The Australian economy grew robustly in the second quarter, implying that the transition towards non-mining growth drivers is underway. The strong growth in the quarter was mainly driven by public and housing spending. The Australian GDP grew 0.5 percent in sequential terms in the second quarter after the 1 percent growth in the prior quarter. However, the growth rate came in slightly below the consensus forecast of 0.6 percent.
The investment in mining is declining at a faster pace. It fell 15 percent in the second quarter. However, the drag on growth is expected to be at or close to its peak, and stabilizing commodity prices signify that the hit to national income is fading, said ANZ in a research note.

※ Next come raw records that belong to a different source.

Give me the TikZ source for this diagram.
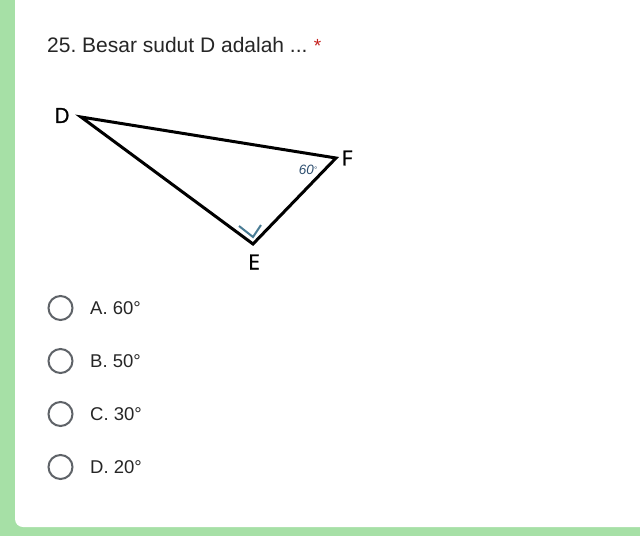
\documentclass[tikz,border=0pt]{standalone}
\usepackage{fontspec}
\setmainfont{Liberation Sans}
\newfontfamily\lblfont[FakeBold=1.2]{Open Sans}
\definecolor{bggreen}{HTML}{A6E0A6}
\definecolor{txtgray}{HTML}{262626}
\definecolor{radiogray}{HTML}{5F6368}
\definecolor{reqred}{HTML}{C5221F}
\definecolor{anglecol}{HTML}{2E4F70}
\definecolor{markcol}{HTML}{4A7C94}
\frenchspacing
\tikzset{
  vlabel/.style={font=\lblfont\fontsize{21}{21}\selectfont, text=black, inner sep=0pt},
  radio/.style={circle, draw=radiogray, line width=2pt, minimum size=24pt, inner sep=0pt},
  opttext/.style={anchor=west, font=\fontsize{18.5}{18.5}\selectfont, text=txtgray, inner sep=0pt},
}
\begin{document}
\begin{tikzpicture}[x=1pt,y=-1pt]
\useasboundingbox (0,0) rectangle (640,536);
\fill[bggreen] (0,0) rectangle (640,536);
\fill[white, rounded corners=8pt] (15,-20) rectangle (660,527);
% title
\node[anchor=base west, inner sep=0pt, font=\fontsize{21}{21}\selectfont, text=txtgray] (title) at (47,52) {25. Besar sudut D adalah ...};
\node[anchor=base west, inner sep=0pt, font=\fontsize{19}{19}\selectfont, text=reqred] (star) at (title.base east) {\hspace{6pt}*};
% triangle
\coordinate (D) at (81,117);
\coordinate (F) at (336,158);
\coordinate (E) at (253,244);
\draw[line width=3pt, line join=miter] (D) -- (F) -- (E) -- cycle;
\draw[markcol, line width=2pt] (239,226) -- (253,237) -- (261,225);
\node[vlabel] (lD) at (62,115.5) {D};
\node[vlabel] (lF) at (347,158) {F};
\node[vlabel] (lE) at (254,262) {E};
\node[inner sep=0pt, font=\fontsize{13.5}{13.5}\selectfont\itshape, text=anglecol] (ang) at (308,170) {60\raisebox{2pt}{\fontsize{8}{8}\selectfont °}};
% options
\node[radio] (r1) at (60.5,308) {};
\node[radio] (r2) at (60.5,361) {};
\node[radio] (r3) at (60.5,414) {};
\node[radio] (r4) at (60.5,467) {};
\node[opttext] (o1) at (90,308) {A. 60°};
\node[opttext] (o2) at (90,361) {B. 50°};
\node[opttext] (o3) at (90,414) {C. 30°};
\node[opttext] (o4) at (90,467) {D. 20°};
\end{tikzpicture}
\end{document}
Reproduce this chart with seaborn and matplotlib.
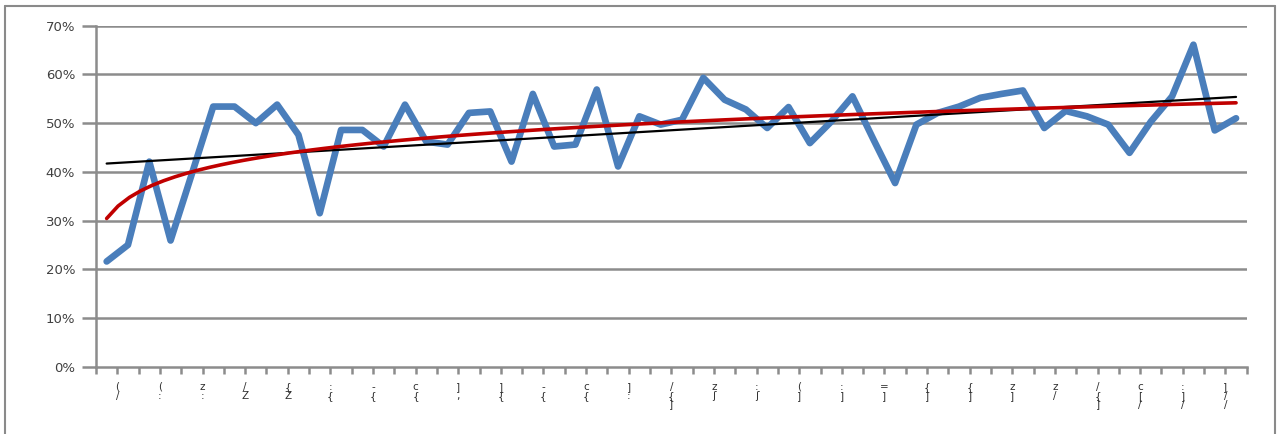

With the ongoing strong rebound in the non-mining states, new non-mining investment is picking up. Housing continues to be the reason of the recovery and is expected to continue to add to the economic growth in 2016 given the record backlog of work. Consumer spending has been expanding strongly; however the decline in the second quarter is surprising and concerning. Furthermore, growth in services exports that has mainly driven the non-mining recovery, has stepped down, implying that the Australian dollar is not giving much support to demand.
But, public spending has expanded on both the consumption and investment front. This might imply that the ongoing program of infrastructure spending would underpin public investment growth in 2016 and 2017, stated ANZ.
While the Australian economic growth continues to be strong, the Reserve Bank of Australia is expected to remain focused on low inflation where cost pressures continue to be soft. Underlying inflation, measured by the consumer deflator ex-food and energy, rebounded in the second quarter; however it continues to be weak compared with 2015.
Meanwhile, non-farm wages were up again in the second quarter, rising 0.3 percent in the second quarter. Currently, annual growth is running at 1.5 percent, an increase from 0.5 percent in the fourth quarter of 2015. However, the nominal unit labor costs dropped 0.2 percent in the quarter and 0.3 percent year-on-year. This indicates towards ongoing downward pressure on inflation. This weakness is expected to keep the central bank’s easing bias intake in spite of strong economic growth, stated ANZ.